Y esa sencillez se refleja a sí mismo en una mirada amable sobre sus vecinos, sobre una comunidad formada por viejos y jóvenes, grandes y pequeños, que espera la llegada de una tormenta o la de los zorzales robín o que se inquieta por los cambios en el clima o que propaga sus leyendas.
Su preocupación por la sociedad que la rodea, la crítica a la matanza de los pieles rojas, así como a la situación de la mujer que trabaja en el campo son contundentes y refleja, en su análisis sobre las campesinas, una mirada feminista.
«Tuvimos a sí mismo la oportunidad, en otra ocasión, de ver a una mujer arando en este condado, el único ejemplo de este tipo que hemos observado jamás en nuestra parte del mundo. Muy posiblemente fuese una extranjera, acostumbrada al duro trabajo de los campos de su propio país. En Alemania, recordamos haber visto una vez a una mujer y una vaca, las dos hembras, unidas por un arreo, arrastrando el arado, mientras un hombre, seguramente el marido, las dirigía a las dos».
Susan Fenimore Cooper, como ecologista que fue, también mostró preocupación por los bosques y por la tala de árboles. Si en «La Nación de las plantas» Mancuso advierte sobre la necesidad de llenar de plantas cualquier superficie apta para la vida vegetal y sobre la incompatibilidad de la tala de árboles con nuestra supervivencia, la escritora, en su «Diario rural», denuncia de un modo también concluyente.

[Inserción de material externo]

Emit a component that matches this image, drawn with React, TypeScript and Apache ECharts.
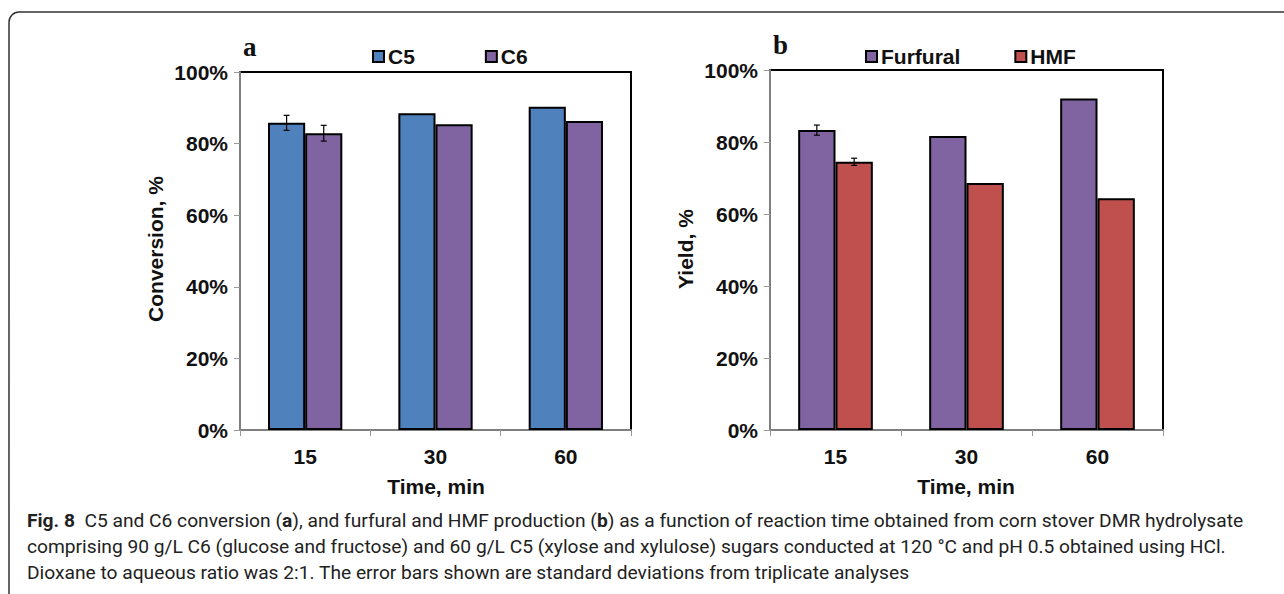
import React, { useEffect, useRef } from "react";
import * as echarts from "echarts";

const times = ["15", "30", "60"];
const c5 = [85.8, 88.5, 90.3];
const c6 = [82.9, 85.4, 86.3];
const c5Err = [2.1, null, null];
const c6Err = [2.2, null, null];
const furfural = [83.3, 81.7, 92.1];
const hmf = [74.5, 68.6, 64.4];
const furfuralErr = [1.4, null, null];
const hmfErr = [1.0, null, null];
const yTicks = [0, 20, 40, 60, 80, 100];

const BLUE = "#4F81BD";
const PURPLE = "#8064A2";
const RED = "#C0504D";
const GAP = 0.43;
const FONT = "'Liberation Sans', Arial, sans-serif";

function errData(vals: number[], errs: (number | null)[]) {
  const out: number[][] = [];
  vals.forEach((v, i) => {
    const e = errs[i];
    if (e != null) out.push([i, v, e]);
  });
  return out;
}

function errSeries(gridIdx: number, vals: number[], errs: (number | null)[], side: number) {
  return {
    type: "custom",
    xAxisIndex: gridIdx,
    yAxisIndex: gridIdx,
    z: 5,
    silent: true,
    data: errData(vals, errs),
    renderItem: (params: any, api: any) => {
      const i = api.value(0);
      const v = api.value(1);
      const e = api.value(2);
      const band = api.size([1, 0])[0];
      const bw = (band * (1 - GAP)) / 2;
      const c = api.coord([i, v]);
      const x = c[0] + (side * bw) / 2;
      const yt = api.coord([i, v + e])[1];
      const yb = api.coord([i, v - e])[1];
      const st = { stroke: "#000", lineWidth: 1.2 };
      return {
        type: "group",
        children: [
          { type: "line", shape: { x1: x, y1: yt, x2: x, y2: yb }, style: st },
          { type: "line", shape: { x1: x - 3, y1: yt, x2: x + 3, y2: yt }, style: st },
          { type: "line", shape: { x1: x - 3, y1: yb, x2: x + 3, y2: yb }, style: st },
        ],
      };
    },
  };
}

function barSeries(name: string, gridIdx: number, data: number[], color: string) {
  return {
    name,
    type: "bar",
    xAxisIndex: gridIdx,
    yAxisIndex: gridIdx,
    data,
    barGap: "0%",
    barCategoryGap: "43%",
    itemStyle: { color, borderColor: "#000", borderWidth: 2 },
  };
}

const tickLabel = { fontFamily: FONT, fontWeight: "bold", fontSize: 21, color: "#111" };

function xAxis(gridIdx: number) {
  return {
    type: "category",
    gridIndex: gridIdx,
    data: times,
    axisLine: { show: true, lineStyle: { color: "#7f7f7f", width: 2 } },
    axisTick: { show: true, length: 6, lineStyle: { color: "#9a9a9a", width: 1 } },
    axisLabel: { ...tickLabel, margin: 16 },
    splitLine: { show: false },
  };
}

function yAxis(gridIdx: number) {
  return {
    type: "value",
    gridIndex: gridIdx,
    min: yTicks[0],
    max: yTicks[yTicks.length - 1],
    interval: yTicks[1] - yTicks[0],
    axisLine: { show: true, lineStyle: { color: "#7f7f7f", width: 2 } },
    axisTick: { show: true, length: 6, lineStyle: { color: "#9a9a9a", width: 1 } },
    axisLabel: { ...tickLabel, margin: 12, formatter: "{value}%" },
    splitLine: { show: false },
  };
}

const titleStyle = { fontFamily: FONT, fontWeight: "bold", fontSize: 21, fill: "#111" };
const capFont = "Roboto, sans-serif";
const capSize = 19.2;

export default function App() {
  const ref = useRef<HTMLDivElement>(null);
  useEffect(() => {
    const chart = echarts.init(ref.current!, null, { renderer: "svg" });
    chart.setOption({
      animation: false,
      backgroundColor: "#fff",
      grid: [
        { left: 240, top: 72, right: 653, bottom: 164, show: true, borderColor: "#000", borderWidth: 2, backgroundColor: "transparent" },
        { left: 770, top: 70, right: 121, bottom: 164, show: true, borderColor: "#000", borderWidth: 2, backgroundColor: "transparent" },
      ],
      xAxis: [xAxis(0), xAxis(1)],
      yAxis: [yAxis(0), yAxis(1)],
      legend: [
        {
          data: ["C5", "C6"],
          left: 367,
          top: 41,
          itemGap: 70,
          itemWidth: 11,
          itemHeight: 11,
          icon: "rect",
          textStyle: { ...tickLabel, padding: [0, 0, 0, -1] },
        },
        {
          data: ["Furfural", "HMF"],
          left: 860,
          top: 41,
          itemGap: 54,
          itemWidth: 11,
          itemHeight: 11,
          icon: "rect",
          textStyle: { ...tickLabel, padding: [0, 0, 0, -1] },
        },
      ],
      series: [
        barSeries("C5", 0, c5, BLUE),
        barSeries("C6", 0, c6, PURPLE),
        barSeries("Furfural", 1, furfural, PURPLE),
        barSeries("HMF", 1, hmf, RED),
        errSeries(0, c5, c5Err, -1),
        errSeries(0, c6, c6Err, 1),
        errSeries(1, furfural, furfuralErr, -1),
        errSeries(1, hmf, hmfErr, 1),
      ],
      graphic: [
        {
          type: "rect",
          shape: { x: 9, y: 12, width: 1320, height: 640, r: 10 },
          style: { fill: "none", stroke: "#333", lineWidth: 1.5 },
          z: 0,
        },
        { type: "text", x: 243, y: 47, style: { text: "a", font: "bold 27px 'Liberation Serif', serif", fill: "#111", textVerticalAlign: "middle" } },
        { type: "text", x: 773, y: 45, style: { text: "b", font: "bold 27px 'Liberation Serif', serif", fill: "#111", textVerticalAlign: "middle" } },
        { type: "text", x: 155, y: 249, rotation: Math.PI / 2, style: { ...titleStyle, text: "Conversion, %", textAlign: "center", textVerticalAlign: "middle" } },
        { type: "text", x: 685, y: 249, rotation: Math.PI / 2, style: { ...titleStyle, text: "Yield, %", textAlign: "center", textVerticalAlign: "middle" } },
        { type: "text", x: 436, y: 486, style: { ...titleStyle, text: "Time, min", textAlign: "center", textVerticalAlign: "middle" } },
        { type: "text", x: 966, y: 486, style: { ...titleStyle, text: "Time, min", textAlign: "center", textVerticalAlign: "middle" } },
        {
          type: "text",
          x: 27,
          y: 520,
          style: {
            text: "{b|Fig. 8}  C5 and C6 conversion ({b|a}), and furfural and HMF production ({b|b}) as a function of reaction time obtained from corn stover DMR hydrolysate",
            fontFamily: capFont,
            fontSize: capSize,
            fill: "#222",
            textVerticalAlign: "middle",
            rich: { b: { fontFamily: capFont, fontSize: capSize, fontWeight: "bold", fill: "#222" } },
          },
        },
        {
          type: "text",
          x: 27,
          y: 546,
          style: {
            text: "comprising 90 g/L C6 (glucose and fructose) and 60 g/L C5 (xylose and xylulose) sugars conducted at 120 °C and pH 0.5 obtained using HCl.",
            fontFamily: capFont,
            fontSize: capSize,
            fill: "#222",
            textVerticalAlign: "middle",
          },
        },
        {
          type: "text",
          x: 27,
          y: 572,
          style: {
            text: "Dioxane to aqueous ratio was 2:1. The error bars shown are standard deviations from triplicate analyses",
            fontFamily: capFont,
            fontSize: capSize,
            fill: "#222",
            textVerticalAlign: "middle",
          },
        },
      ],
    });
    return () => chart.dispose();
  }, []);
  return (
    <div
      ref={ref}
      style={{ position: "fixed", left: 0, top: 0, width: 1284, height: 594, background: "#fff" }}
    />
  );
}
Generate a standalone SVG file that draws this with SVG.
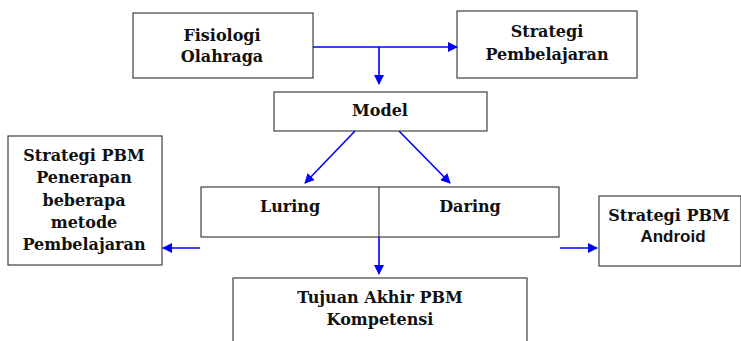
<svg xmlns="http://www.w3.org/2000/svg" width="741" height="341" viewBox="0 0 741 341">
<defs>
<marker id="ah" markerWidth="10" markerHeight="10" refX="9" refY="5" orient="auto" markerUnits="userSpaceOnUse">
<path d="M0,0 L10,5 L0,10 Z" fill="#0000FF"/>
</marker>
<style>
.box{fill:#fff;stroke:#404040;stroke-width:1.2}
.t{font-family:"DejaVu Serif","Liberation Serif",serif;font-weight:bold;font-size:16px;fill:#111;text-anchor:middle}
.s{font-family:"Liberation Sans","Open Sans",sans-serif;font-weight:bold;font-size:17px;fill:#111;text-anchor:middle}
.c{stroke:#0000FF;stroke-width:1.6;fill:none}
</style>
</defs>
<rect width="741" height="341" fill="#fff"/>
<g id="fisiologi">
<rect class="box" x="133" y="13" width="180" height="65"/>
<text class="t" x="222" y="41">Fisiologi</text>
<text class="t" x="222" y="62">Olahraga</text>
</g>
<g id="strategi-pembelajaran">
<rect class="box" x="457" y="11" width="180" height="67"/>
<text class="t" x="547" y="37">Strategi</text>
<text class="t" x="547" y="60">Pembelajaran</text>
</g>
<g id="model">
<rect class="box" x="274" y="92" width="213" height="39"/>
<text class="t" x="380" y="116">Model</text>
</g>
<g id="luring-daring">
<rect class="box" x="201" y="187" width="358" height="50"/>
<line x1="379" y1="187" x2="379" y2="237" stroke="#404040" stroke-width="1.2"/>
<text class="t" x="290" y="212">Luring</text>
<text class="t" x="470" y="212">Daring</text>
</g>
<g id="strategi-pbm-penerapan">
<rect class="box" x="8" y="136" width="154" height="129"/>
<text class="t" x="84" y="161">Strategi PBM</text>
<text class="t" x="84" y="183">Penerapan</text>
<text class="t" x="84" y="206">beberapa</text>
<text class="t" x="84" y="228">metode</text>
<text class="t" x="84" y="250">Pembelajaran</text>
</g>
<g id="strategi-pbm-android">
<rect class="box" x="599" y="196" width="142" height="70"/>
<text class="t" x="669" y="221">Strategi PBM</text>
<text class="s" x="673" y="242">Android</text>
</g>
<g id="tujuan">
<rect class="box" x="233" y="278" width="294" height="70"/>
<text class="t" x="380" y="303">Tujuan Akhir PBM</text>
<text class="t" x="380" y="325">Kompetensi</text>
</g>
<g id="connectors">
<line class="c" x1="313" y1="47" x2="457" y2="47" marker-end="url(#ah)"/>
<line class="c" x1="379" y1="47" x2="379" y2="84" marker-end="url(#ah)"/>
<line class="c" x1="355" y1="131" x2="305" y2="183" marker-end="url(#ah)"/>
<line class="c" x1="399" y1="131" x2="450" y2="183" marker-end="url(#ah)"/>
<line class="c" x1="379" y1="237" x2="379" y2="274" marker-end="url(#ah)"/>
<line class="c" x1="200" y1="248" x2="163" y2="248" marker-end="url(#ah)"/>
<line class="c" x1="560" y1="248" x2="597" y2="248" marker-end="url(#ah)"/>
</g>
</svg>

«Hoy por hoy, los taladores de árboles son una raza inclemente. Los primeros colonos miraban los árboles como a enemigos y, a juzgar por las apariencias, uno pensaría que algo de ese espíritu prevalece aún entre sus descendientes en la época actual. No sorprende quizá que un hombre cuyo objetivo principal en la vida es ganar dinero quiera convertir en madera sus billetes con la máxima celeridad posible […]»
Una se pregunta qué hubiera ocurrido con la escritora si hubiera continuado escribiendo su obra en lugar de abandonarla para dedicarse por completo a salvaguardar la de su padre. En cualquier caso, «Diario rural», por suerte, ha llegado hasta nosotros y podemos leerla.